You need to understand what you are selling beyond your actual product. If your product is good, it will speak for itself--our basil simply tastes the best! But also putting the effort into building and sharing your company's story and values, and painting the big picture of what you want to achieve, will help you stand out in the larger market. People really are buying into the dream.
On the business model:
We decided early on that it wouldn't be a great idea to sell our farms. If we were to go that route, establishing a production and sales channel would be a big investment. We'd have to invite a lot of people into the process to make a decision of that magnitude, potentially involving our board of directors. We were afraid that our focus would no longer be on growing high-quality, fresh and tasty plants. So we said: Let’s forget about the farms as a product and focus on selling the plants. We felt that that is what all of our clients want - the plants themselves, not the farms. This decision alone cut 3 months off the sales cycle.
On the sales process:
In the early days, our sales cycle took 6 to 9 months. Once we had defined and optimized the building blocks of our process, we were able to cut the time from first contact to closure down to 3 months.

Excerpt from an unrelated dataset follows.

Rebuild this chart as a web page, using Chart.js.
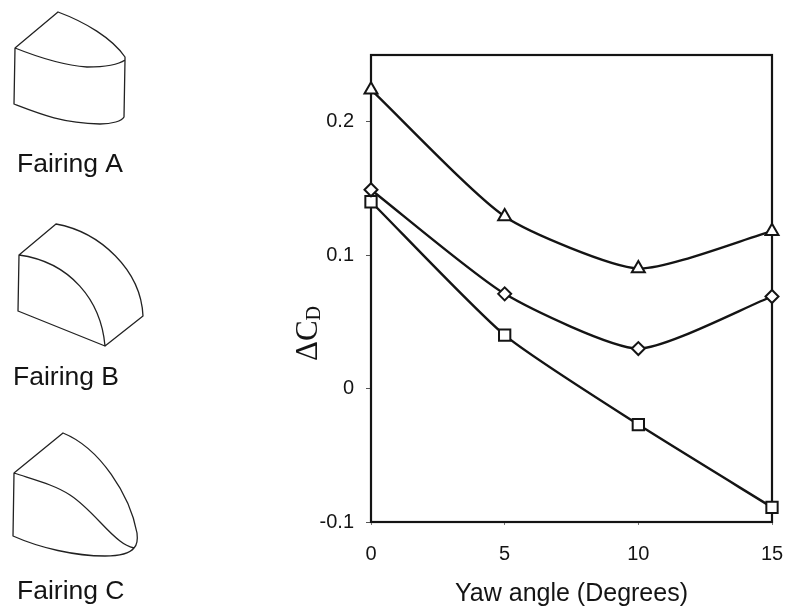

Our sales process has 4 stages:
Tasting event. We organize a tasting event for our prospective clients to experience our products. We also invite employees from different parts of the company to the event: buyers, software engineers, designers...to create an amazing tasting experience for our buyers. You might call this approach: "event sales".
Commercial stage. This is a meeting where we present our offering and ask our customers what they want: Which plants from our catalogue? How many? When do they need them to be in the stores? With this information, we can configure our farms based on demand and coordinate the distribution of the plants. It’s a very straightforward step because we have everything ready: our unit economics, the logistics, and studies on quality of our produce, if the customer needs this information as well.
Legal stage. In addition to prospective buyers, the attorneys involved in the sales process typically haven’t experienced our product. In order to pass this most difficult part of the process, we started to consider the lawyers as our clients, too. We’ve created an onboarding process specifically for them, during which we present our overarching vision in addition to our contract model. And it works--lawyers have become our fans!
Implementation stage. After the deal is signed, our operational team sets to work to get the plants ready for the agreed-upon harvest dates.
Emotions and emotional intelligence are a big part of sales. The process itself is important but it's not the fundamental part - to sell is to build relationships, establish a connection and to capture the imagination. The sale is the effect; not the cause. People need to get excited in order to buy.
On cost of sales:
Our cost of sales is negligible in view of the long-term relationships we aim to build with our retail customers. Assuming that these relationships last for at least 3-5 years, we have already signed €400 million worth of client contracts --with just one salesperson.
For us, the cost of capital for the farms is more significant than the cost of sales. This is because our business model to own the farms ourselves and sell the plants needs to be fundable by some kind of debt-based financing.
With our farms and our vision, we aim to create what I call a “Tesla effect”: we sell the produce before we build the farm... And it has worked: infarm customers' demands cover our investment in farms 3 years in advance, which is a great way to raise working capital.
When we started hiring sales people, we didn’t want people who were good at making easy sales, like burglar bars to the people living on the first floor. We wanted the people who could sell burglar bars to the people living on the 7th or 8th floor!